Repeat the data that follows, word for word, without the images.
··· DATA BLOCK ···
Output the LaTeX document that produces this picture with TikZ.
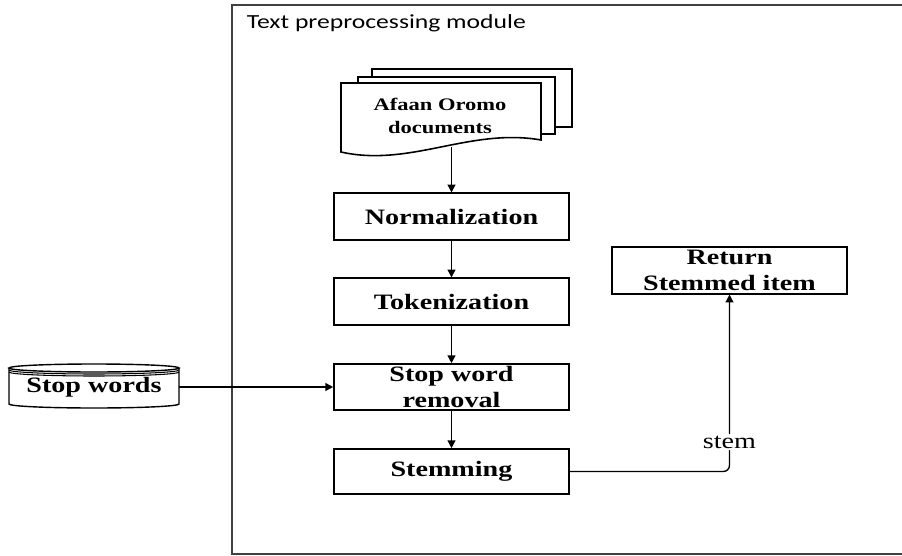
\documentclass[tikz,border=0pt]{standalone}
\usepackage{fontspec}
\setmainfont{Liberation Serif}[FakeStretch=1.28]
\newfontfamily\modfont{Carlito}[FakeStretch=1.28]
\usetikzlibrary{arrows.meta}
\tikzset{
  proc/.style={draw, line width=0.9pt, minimum width=4.7cm, minimum height=0.93cm, inner sep=0pt, align=center, font=\fontsize{12.5}{14.5}\selectfont\bfseries},
  flow/.style={draw, line width=0.8pt, -{Triangle[length=4.5pt,width=4.5pt]}},
  page/.style={draw, line width=0.9pt, fill=white}
}
\begin{document}
\begin{tikzpicture}
\useasboundingbox (0,0) rectangle (18.04,11.1);
\draw [line width=0.8pt, draw=black!75] (18.04,11.0)--(4.64,11.0)--(4.64,0.02)--(18.04,0.02);
\node [anchor=west, inner sep=0pt, font=\modfont\fontsize{11.4}{13}\selectfont] (title) at (4.93,10.64) {Text preprocessing module};
\draw [page] (7.44,9.72) rectangle (11.44,8.56);
\draw [page] (7.16,9.56) rectangle (11.1,8.42);
\draw [page] (6.82,9.44)--(10.82,9.44)--(10.82,8.30) .. controls (9.4,8.55) and (8.2,7.75) .. (6.82,8.06)--cycle;
\node [align=center, font=\fontsize{10}{13}\selectfont\bfseries] (docs) at (8.8,8.78) {Afaan Oromo\\documents};
\coordinate (docbot) at (9.03,8.16);
\node [proc] (norm) at (9.03,6.77) {Normalization};
\node [proc] (tok) at (9.03,5.07) {Tokenization};
\node [proc, minimum height=0.92cm] (swr) at (9.03,3.36) {Stop word\\removal};
\node [proc, minimum height=0.9cm] (stem) at (9.03,1.67) {Stemming};
\node [proc] (ret) at (14.59,5.69) {Return\\Stemmed item};
\draw [line width=0.8pt] (0.18,3.74)--(0.18,3.02) arc [start angle=180, end angle=360, x radius=1.7, y radius=0.08]--(3.58,3.74);
\draw [line width=0.8pt] (1.88,3.74) ellipse [x radius=1.7, y radius=0.08];
\foreach \d in {0.04,0.08}
  \draw [line width=0.6pt] (0.18,3.74-\d) arc [start angle=180, end angle=360, x radius=1.7, y radius=0.08];
\node [minimum width=3.4cm, minimum height=0.7cm, inner sep=0pt, font=\fontsize{12.5}{14.5}\selectfont\bfseries] (stopw) at (1.88,3.36) {Stop words};
\draw [flow] (docbot)--(norm);
\draw [flow] (norm)--(tok);
\draw [flow] (tok)--(swr);
\draw [flow] (swr)--(stem);
\draw [flow] (stopw.east)--(swr.west);
\draw [flow, rounded corners=3.5pt] (stem.east) -| node [pos=0.583, fill=white, inner sep=1pt, font=\fontsize{12.5}{14.5}\selectfont] {stem} (ret.south);
\end{tikzpicture}
\end{document}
···
### ANSWER TO THE EXERCISE
Output the LaTeX document that produces this picture with TikZ.
\documentclass[tikz,border=0pt]{standalone}
\usepackage{fontspec}
\setmainfont{Liberation Serif}[FakeStretch=1.28]
\newfontfamily\modfont{Carlito}[FakeStretch=1.28]
\usetikzlibrary{arrows.meta}
\tikzset{
  proc/.style={draw, line width=0.9pt, minimum width=4.7cm, minimum height=0.93cm, inner sep=0pt, align=center, font=\fontsize{12.5}{14.5}\selectfont\bfseries},
  flow/.style={draw, line width=0.8pt, -{Triangle[length=4.5pt,width=4.5pt]}},
  page/.style={draw, line width=0.9pt, fill=white}
}
\begin{document}
\begin{tikzpicture}
\useasboundingbox (0,0) rectangle (18.04,11.1);
\draw [line width=0.8pt, draw=black!75] (18.04,11.0)--(4.64,11.0)--(4.64,0.02)--(18.04,0.02);
\node [anchor=west, inner sep=0pt, font=\modfont\fontsize{11.4}{13}\selectfont] (title) at (4.93,10.64) {Text preprocessing module};
\draw [page] (7.44,9.72) rectangle (11.44,8.56);
\draw [page] (7.16,9.56) rectangle (11.1,8.42);
\draw [page] (6.82,9.44)--(10.82,9.44)--(10.82,8.30) .. controls (9.4,8.55) and (8.2,7.75) .. (6.82,8.06)--cycle;
\node [align=center, font=\fontsize{10}{13}\selectfont\bfseries] (docs) at (8.8,8.78) {Afaan Oromo\\documents};
\coordinate (docbot) at (9.03,8.16);
\node [proc] (norm) at (9.03,6.77) {Normalization};
\node [proc] (tok) at (9.03,5.07) {Tokenization};
\node [proc, minimum height=0.92cm] (swr) at (9.03,3.36) {Stop word\\removal};
\node [proc, minimum height=0.9cm] (stem) at (9.03,1.67) {Stemming};
\node [proc] (ret) at (14.59,5.69) {Return\\Stemmed item};
\draw [line width=0.8pt] (0.18,3.74)--(0.18,3.02) arc [start angle=180, end angle=360, x radius=1.7, y radius=0.08]--(3.58,3.74);
\draw [line width=0.8pt] (1.88,3.74) ellipse [x radius=1.7, y radius=0.08];
\foreach \d in {0.04,0.08}
  \draw [line width=0.6pt] (0.18,3.74-\d) arc [start angle=180, end angle=360, x radius=1.7, y radius=0.08];
\node [minimum width=3.4cm, minimum height=0.7cm, inner sep=0pt, font=\fontsize{12.5}{14.5}\selectfont\bfseries] (stopw) at (1.88,3.36) {Stop words};
\draw [flow] (docbot)--(norm);
\draw [flow] (norm)--(tok);
\draw [flow] (tok)--(swr);
\draw [flow] (swr)--(stem);
\draw [flow] (stopw.east)--(swr.west);
\draw [flow, rounded corners=3.5pt] (stem.east) -| node [pos=0.583, fill=white, inner sep=1pt, font=\fontsize{12.5}{14.5}\selectfont] {stem} (ret.south);
\end{tikzpicture}
\end{document}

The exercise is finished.